Scientific classification
- Kingdom: Plantae
- Clade: Tracheophytes
- Clade: Angiosperms
- Clade: Eudicots
- Clade: Asterids
- Order: Ericales
- Family: Ericaceae
- Genus: Leucopogon
- Species: L. validus
- Binomial name: Leucopogon validus Hislop & A.R.Chapm.

= Leucopogon validus =

- Genus: Leucopogon
- Species: validus
- Authority: Hislop & A.R.Chapm.
- Conservation status: P1

Species of plant

Leucopogon validus is a species of flowering plant in the heath family Ericaceae and is endemic to a restricted part of the south-west of Western Australia. It is a robust shrub with glabrous branchlets, narrowly elliptic leaves and white, bell-shaped flowers arranged in six to twelve upper leaf axils and on the ends of branches.

==Description==
Leucopogon validus is a robust shrub that typically grows to about 120 cm and wide and forms a lignotuber. Its young branchlets are light brown and glabrous, becoming grey as they age. The leaves are spirally arranged, upwards-pointing, narrowly elliptic, 9–16 mm long and 2.0–3.5 mm wide on a petiole 1.4–2.5 mm long. The upper surface of the leaves is concave, slightly shiny and dark green, the lower surface paler. The flowers are arranged in leaf axils and on the ends of branches in groups of six to twelve 5–15 mm long with broadly egg-shaped bracts 1.0–1.5 mm long and bracteoles 1.8–2.2 mm long. The sepals are egg-shaped, 2.5–3.4 mm long and have hairy edges. The petals are white and joined at the base to form a broadly bell-shaped tube 1.6–2.0 mm long and 1.7–2.2 mm wide, the lobes 2.8–4.0 mm long and densely bearded inside. Flowering occurs from June to September.

==Taxonomy and naming==
Leucopogon validus was first formally described in 2007 by Michael Clyde Hislop and Alex R. Chapman in the journal Nuytsia from specimens collected in the Parker Range south-east of Southern Cross in 2003. The specific epithet (validus) means "strong" or "robust", referring to the habit and toughness of the plant.

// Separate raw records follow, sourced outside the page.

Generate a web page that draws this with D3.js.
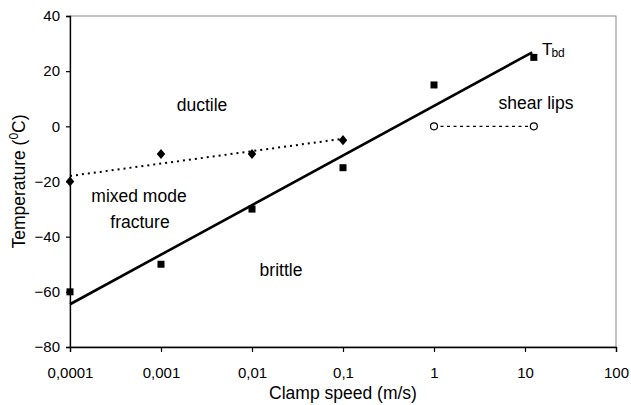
<!DOCTYPE html>
<html>
<head>
<meta charset="utf-8">
<script src="https://cdn.jsdelivr.net/npm/d3@7"></script>
<style>
	body { margin: 0; background: #fff; }
	text { font-family: "Liberation Sans", Arial, sans-serif; fill: #000; }
</style>
</head>
<body>
<svg></svg>
<script>
// clamp speed (m/s) and temperature (C)
const mixedSpeed = [0.0001, 0.001, 0.01, 0.1];
const mixedTemp = [-20, -10, -10, -5];
const brittleSpeed = [0.0001, 0.001, 0.01, 0.1, 1, 12.5];
const brittleTemp = [-60, -50, -30, -15, 15, 25];
const shearSpeed = [1, 12.5];
const shearTemp = [0, 0];
// trend lines
const mixedTrend = [[0.0001, -18], [0.1, -4.5]];
const brittleTrend = [[0.0001, -64.5], [12, 26.8]];
const xTicks = [0.0001, 0.001, 0.01, 0.1, 1, 10, 100];
const yTicks = [-80, -60, -40, -20, 0, 20, 40];

const width = 631;
const height = 405;
const margin = {top: 16, right: 15, bottom: 58, left: 70};

const svg = d3.select('svg')
	.attr('width', width)
	.attr('height', height);

const x = d3.scaleLog()
	.domain([0.0001, 100])
	.range([margin.left, width - margin.right]);
const y = d3.scaleLinear()
	.domain([-80, 40])
	.range([height - margin.bottom, margin.top]);

// plot frame (grey top and right)
svg.append('rect')
	.attr('x', x(0.0001))
	.attr('y', y(40))
	.attr('width', x(100) - x(0.0001))
	.attr('height', y(-80) - y(40))
	.attr('fill', 'none')
	.attr('stroke', '#888')
	.attr('stroke-width', 1);

const fmt = d => String(d).replace('.', ',');

const xAxis = svg.append('g')
	.attr('transform', `translate(0,${y(-80)})`)
	.call(d3.axisBottom(x).tickValues(xTicks).tickFormat(fmt).tickSize(5).tickPadding(15));
const yAxis = svg.append('g')
	.attr('transform', `translate(${x(0.0001)},0)`)
	.call(d3.axisLeft(y).tickValues(yTicks).tickSize(4).tickPadding(6));

[xAxis, yAxis].forEach(a => {
	a.select('.domain').attr('stroke', '#000').attr('stroke-width', 1.3);
	a.selectAll('.tick line').attr('stroke', '#000').attr('stroke-width', 1.2);
	a.selectAll('.tick text')
		.attr('font-size', 15)
		.attr('font-family', '"Liberation Sans", Arial, sans-serif')
		.attr('fill', '#000');
});
xAxis.selectAll('.tick text').attr('dy', '0.71em');

const line = d3.line()
	.x(d => x(d[0]))
	.y(d => y(d[1]));

// trend lines
svg.append('path')
	.datum(brittleTrend)
	.attr('d', line)
	.attr('fill', 'none')
	.attr('stroke', '#000')
	.attr('stroke-width', 2.6);

svg.append('path')
	.datum(mixedTrend)
	.attr('d', line)
	.attr('fill', 'none')
	.attr('stroke', '#000')
	.attr('stroke-width', 2)
	.attr('stroke-dasharray', '2,4');

svg.append('path')
	.datum(shearSpeed.map((s, i) => [s, shearTemp[i]]))
	.attr('d', line)
	.attr('fill', 'none')
	.attr('stroke', '#000')
	.attr('stroke-width', 1.2)
	.attr('stroke-dasharray', '3,3.5');

// markers
svg.append('g')
	.selectAll('path')
	.data(mixedSpeed.map((s, i) => [s, mixedTemp[i]]))
	.enter().append('path')
		.attr('d', d3.symbol(d3.symbolDiamond2, 64))
		.attr('transform', d => `translate(${x(d[0])},${y(d[1])}) scale(0.85,1)`)
		.attr('fill', '#000');

svg.append('g')
	.selectAll('rect')
	.data(brittleSpeed.map((s, i) => [s, brittleTemp[i]]))
	.enter().append('rect')
		.attr('x', d => x(d[0]) - 3.5)
		.attr('y', d => y(d[1]) - 3.5)
		.attr('width', 7)
		.attr('height', 7)
		.attr('fill', '#000');

svg.append('g')
	.selectAll('circle')
	.data(shearSpeed.map((s, i) => [s, shearTemp[i]]))
	.enter().append('circle')
		.attr('cx', d => x(d[0]))
		.attr('cy', d => y(d[1]))
		.attr('r', 3.5)
		.attr('fill', '#fff')
		.attr('stroke', '#000')
		.attr('stroke-width', 1.2);

// region labels
const labels = [
	{t: 'ductile', x: 202, y: 111},
	{t: 'mixed mode', x: 139, y: 202},
	{t: 'fracture', x: 140, y: 228},
	{t: 'brittle', x: 281, y: 276},
	{t: 'shear lips', x: 536, y: 109}
];
svg.append('g')
	.selectAll('text')
	.data(labels)
	.enter().append('text')
		.attr('x', d => d.x)
		.attr('y', d => d.y)
		.attr('text-anchor', 'middle')
		.attr('font-size', 17.5)
		.text(d => d.t);

const tbd = svg.append('text')
	.attr('x', 542)
	.attr('y', 55)
	.attr('font-size', 17);
tbd.append('tspan').text('T');
tbd.append('tspan').attr('font-size', 12).attr('dy', 2).attr('dx', -1).text('bd');

// axis titles
svg.append('text')
	.attr('x', (x.range()[0] + x.range()[1]) / 2)
	.attr('y', 399)
	.attr('text-anchor', 'middle')
	.attr('font-size', 17.5)
	.text('Clamp speed (m/s)');

const yt = svg.append('text')
	.attr('transform', `translate(25,${(y(40) + y(-80)) / 2}) rotate(-90)`)
	.attr('text-anchor', 'middle')
	.attr('font-size', 17.5);
yt.append('tspan').text('Temperature (');
yt.append('tspan').attr('font-size', 12).attr('dy', -7).text('0');
yt.append('tspan').attr('dy', 7).text('C)');
</script>
</body>
</html>
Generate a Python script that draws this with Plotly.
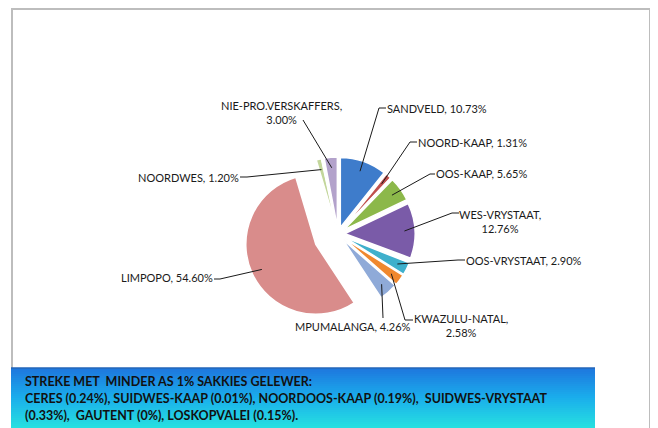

==Distribution and habitat==
This leucopogon is only known from the Parker Range in the Avon Wheatbelt bioregion of south-west Western Australia, where it grows in open shrubland on breakaways.

==Conservation status==
Leucopogon validus is listed as "Priority One" by the Government of Western Australia Department of Biodiversity, Conservation and Attractions, meaning that it is known from only one or a few locations that are potentially at risk.